Ancient ship timbers found in Egypt are oldest in existence

Four thousand years ago, an Egyptian army disassembled the components for a fleet of ships at a Nile shipyard, carefully labeling each timber and the lines for each sail, and then carried the fleet’s components 90 miles across the desert to a sea port. The ships were reassembled for what is believed to have been a 1,000-mile voyage and, when they returned to the port, were again disassembled and buried in a series of hand-dug caves. The ancient Egyptians apparently intended to return and reassemble the vessels for additional trips to the fabled port city of Punt.

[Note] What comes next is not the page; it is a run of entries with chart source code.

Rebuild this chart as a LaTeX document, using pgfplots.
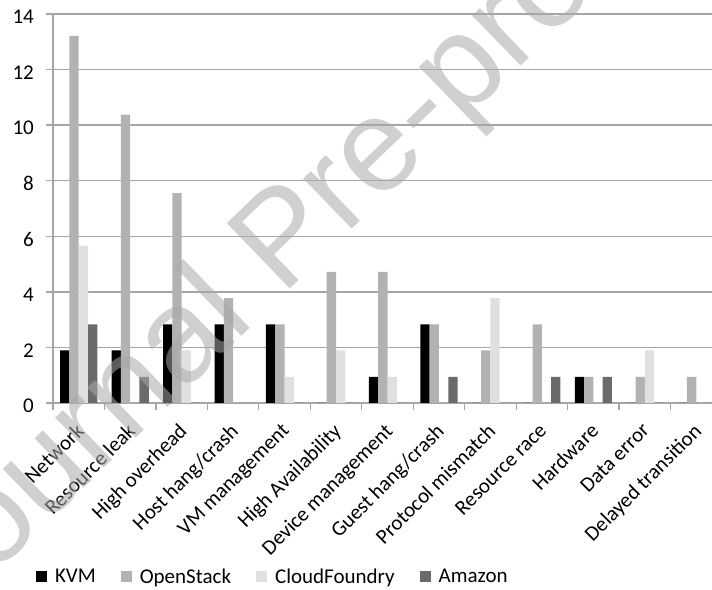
\documentclass[border=0pt]{standalone}
\usepackage{pgfplots}
\usepackage{pgfplotstable}
\pgfplotsset{compat=1.18}
\usepackage{fontspec}
\setmainfont{Carlito}
\newfontfamily\markfont{Liberation Sans}

\definecolor{kvm}{HTML}{000000}
\definecolor{openstack}{HTML}{B2B2B2}
\definecolor{cloudfoundry}{HTML}{E0E0E0}
\definecolor{amazon}{HTML}{6B6B6B}
\definecolor{gridgray}{HTML}{A6A6A6}
\definecolor{markgray}{HTML}{A8A8A8}

% share of bugs (%) per category and platform
\pgfplotstableread{
idx kvm  openstack cloudfoundry amazon
0   1.89 13.21     5.66         2.83
1   1.89 10.38     0            0.94
2   2.83 7.55      1.89         0
3   2.83 3.77      0            0
4   2.83 2.83      0.94         0
5   0    4.72      1.89         0
6   0.94 4.72      0.94         0
7   2.83 2.83      0            0.94
8   0    1.89      3.77         0
9   0    2.83      0            0.94
10  0.94 0.94      0            0.94
11  0    0.94      1.89         0
12  0    0.94      0            0
}\bugdata

\begin{document}
\begin{tikzpicture}[font=\fontsize{21}{25}\selectfont]
\begin{axis}[
  at={(53pt,186pt)}, anchor=south west,
  scale only axis, width=669pt, height=389pt,
  xmin=-0.5, xmax=12.5, ymin=0, ymax=14,
  ybar=0pt, bar width=9.3pt,
  axis x line*=bottom, axis y line*=left,
  every outer x axis line/.append style={-},
  every outer y axis line/.append style={-},
  axis line style={gridgray, line width=1.3pt},
  ymajorgrids, grid style={gridgray, line width=1.3pt},
  tick align=outside,
  tick style={gridgray, line width=1.3pt},
  major tick length=7pt,
  ytick={0,2,...,14},
  yticklabel style={anchor=east, inner sep=0pt, xshift=-12pt, yshift=-3pt},
  /pgf/number format/assume math mode=true,
  xtick={-0.5,0.5,...,12.5},
  xticklabels={},
  extra x ticks={0,1,...,12},
  extra x tick labels={Network, Resource leak, High overhead, Host hang/crash,
    VM management, High Availability, Device management, Guest hang/crash,
    Protocol mismatch, Resource race, Hardware, Data error, Delayed transition},
  extra x tick style={major tick length=0pt,
    xticklabel style={xshift=-4pt, yshift=-19pt, rotate=45,
      anchor=north east, inner sep=0pt}},
  legend columns=4,
  legend image code/.code={\fill[#1] (0pt,-5.5pt) rectangle (11pt,5.5pt);},
  legend style={at={(-0.0254,-0.447)}, anchor=west, draw=none, fill=none,
    inner sep=0pt, outer sep=0pt,
    /tikz/every odd column/.append style={column sep=6pt},
    /tikz/every even column/.append style={column sep=23pt}},
  legend cell align=left,
]
\addplot[fill=kvm, draw=none] table[x=idx, y=kvm] {\bugdata};
\addplot[fill=openstack, draw=none] table[x=idx, y=openstack] {\bugdata};
\addplot[fill=cloudfoundry, draw=none] table[x=idx, y=cloudfoundry] {\bugdata};
\addplot[fill=amazon, draw=none] table[x=idx, y=amazon] {\bugdata};
\legend{KVM, OpenStack, CloudFoundry, Amazon}
\end{axis}
% watermark laid over the whole figure
\node[rotate=44, inner sep=0pt, text=markgray, text opacity=0.54,
  font=\markfont\fontsize{132}{132}\selectfont] at (288pt,345pt) {Journal Pre-proof};
\pgfresetboundingbox
\useasboundingbox (0pt,0pt) rectangle (712pt,589pt);
\end{tikzpicture}
\end{document}
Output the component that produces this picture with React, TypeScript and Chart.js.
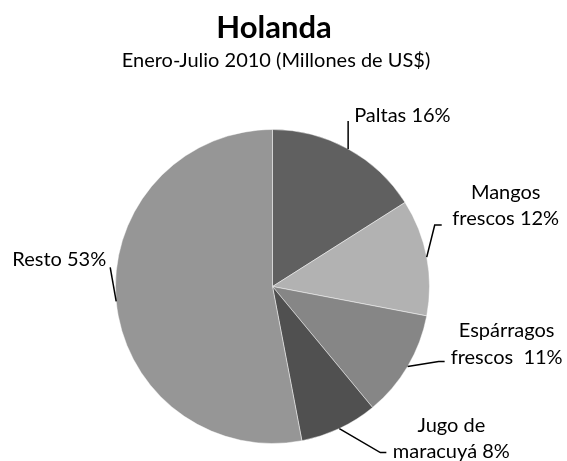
import React, { useEffect, useRef } from "react";
import { Chart, registerables } from "chart.js";

Chart.register(...registerables);

const titleText = "Holanda";
const subtitleText = "Enero-Julio 2010 (Millones de US$)";
const categories = ["Paltas", "Mangos frescos", "Espárragos frescos", "Jugo de maracuyá", "Resto"];
const values = [16, 12, 11, 8, 53];
const labelLines = [
  ["Paltas 16%"],
  ["Mangos", "frescos 12%"],
  ["Espárragos", "frescos  11%"],
  ["Jugo de", "maracuyá 8%"],
  ["Resto 53%"],
];
const sliceColors = ["#606060", "#b2b2b2", "#868686", "#505050", "#969696"];

// leader/label layout relative to the point on the arc edge at the slice's mid angle
const labelLayout = [
  { leader: [[0, -28]], align: "left", x: 6, ys: [-27] },
  { leader: [[8, -32], [15, -32]], align: "center", x: 79, ys: [-58, -32] },
  { leader: [[31, -5], [37, -5]], align: "center", x: 99, ys: [-29, -2] },
  { leader: [[41, 24], [47, 24]], align: "center", x: 112, ys: [3, 29] },
  { leader: [[-6, -34]], align: "right", x: -10, ys: [-35] },
];

const FONT = "Lato, 'Liberation Sans', sans-serif";

const labelPlugin = {
  id: "pieLabels",
  afterDraw(chart: any) {
    const ctx = chart.ctx;
    const meta = chart.getDatasetMeta(0);
    ctx.save();
    // title
    ctx.fillStyle = "#000";
    ctx.textAlign = "center";
    ctx.textBaseline = "alphabetic";
    ctx.font = `bold 31px ${FONT}`;
    ctx.fillText(titleText, 274, 38);
    ctx.font = `20px ${FONT}`;
    ctx.fillText(subtitleText, 276, 67);

    meta.data.forEach((arc: any, i: number) => {
      const p = arc.getProps(["x", "y", "startAngle", "endAngle", "outerRadius"], true);
      const mid = (p.startAngle + p.endAngle) / 2;
      const ex = p.x + Math.cos(mid) * p.outerRadius;
      const ey = p.y + Math.sin(mid) * p.outerRadius;
      const lay = labelLayout[i];
      ctx.strokeStyle = "#000";
      ctx.lineWidth = 1.5;
      ctx.beginPath();
      ctx.moveTo(ex, ey);
      lay.leader.forEach((pt) => ctx.lineTo(ex + pt[0], ey + pt[1]));
      ctx.stroke();
      ctx.font = `20px ${FONT}`;
      ctx.textAlign = lay.align;
      ctx.textBaseline = "alphabetic";
      labelLines[i].forEach((line, j) => {
        ctx.fillText(line, ex + lay.x, ey + lay.ys[j]);
      });
    });
    ctx.restore();
  },
};

export default function App() {
  const ref = useRef<HTMLCanvasElement>(null);
  useEffect(() => {
    document.body.style.margin = "0";
    const chart = new Chart(ref.current!, {
      type: "pie",
      data: {
        labels: categories,
        datasets: [
          {
            data: values,
            backgroundColor: sliceColors,
            borderColor: "rgba(255,255,255,0.45)",
            borderWidth: 1,
          },
        ],
      },
      options: {
        animation: false,
        responsive: false,
        devicePixelRatio: 1,
        layout: { padding: { left: 115, right: 137, top: 129, bottom: 17 } },
        plugins: {
          legend: { display: false },
          tooltip: { enabled: false },
          title: { display: false },
        },
      },
      plugins: [labelPlugin],
    });
    return () => chart.destroy();
  }, []);
  return (
    <div style={{ position: "absolute", left: 0, top: 0, width: 567, height: 461, background: "#fff" }}>
      <canvas ref={ref} width={567} height={461} />
    </div>
  );
}
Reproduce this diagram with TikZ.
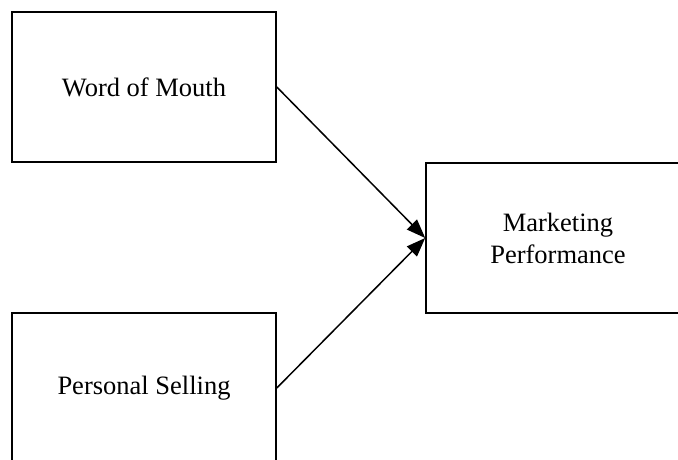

Clues to the elaborate events described above were discovered on the edge of the Egyptian desert in December by an Italian-led expedition of archaeologists from the University of Naples, Boston University and Florida State University. The ship timbers are considered the oldest surviving specimen of ship construction, according to Florida State archaeologist Dr. Cheryl Ward, who helped find and unearth the disassembled vessels. According to Ward, as many as 3,700 men may have taken part in the expeditions. “The scale of the organization astounds me,” she said.

“The ships that these planks belonged to are similar to river craft from Egypt in form, but scaled up in terms of scantlings and number and arrangement of the mortise-and-tenon joints that hold planks together,” Ward stated in an e-mail interview. The site, called Wadi Gawasis, sits on a windswept desert bluff overlooking the Red Sea in southern Egypt.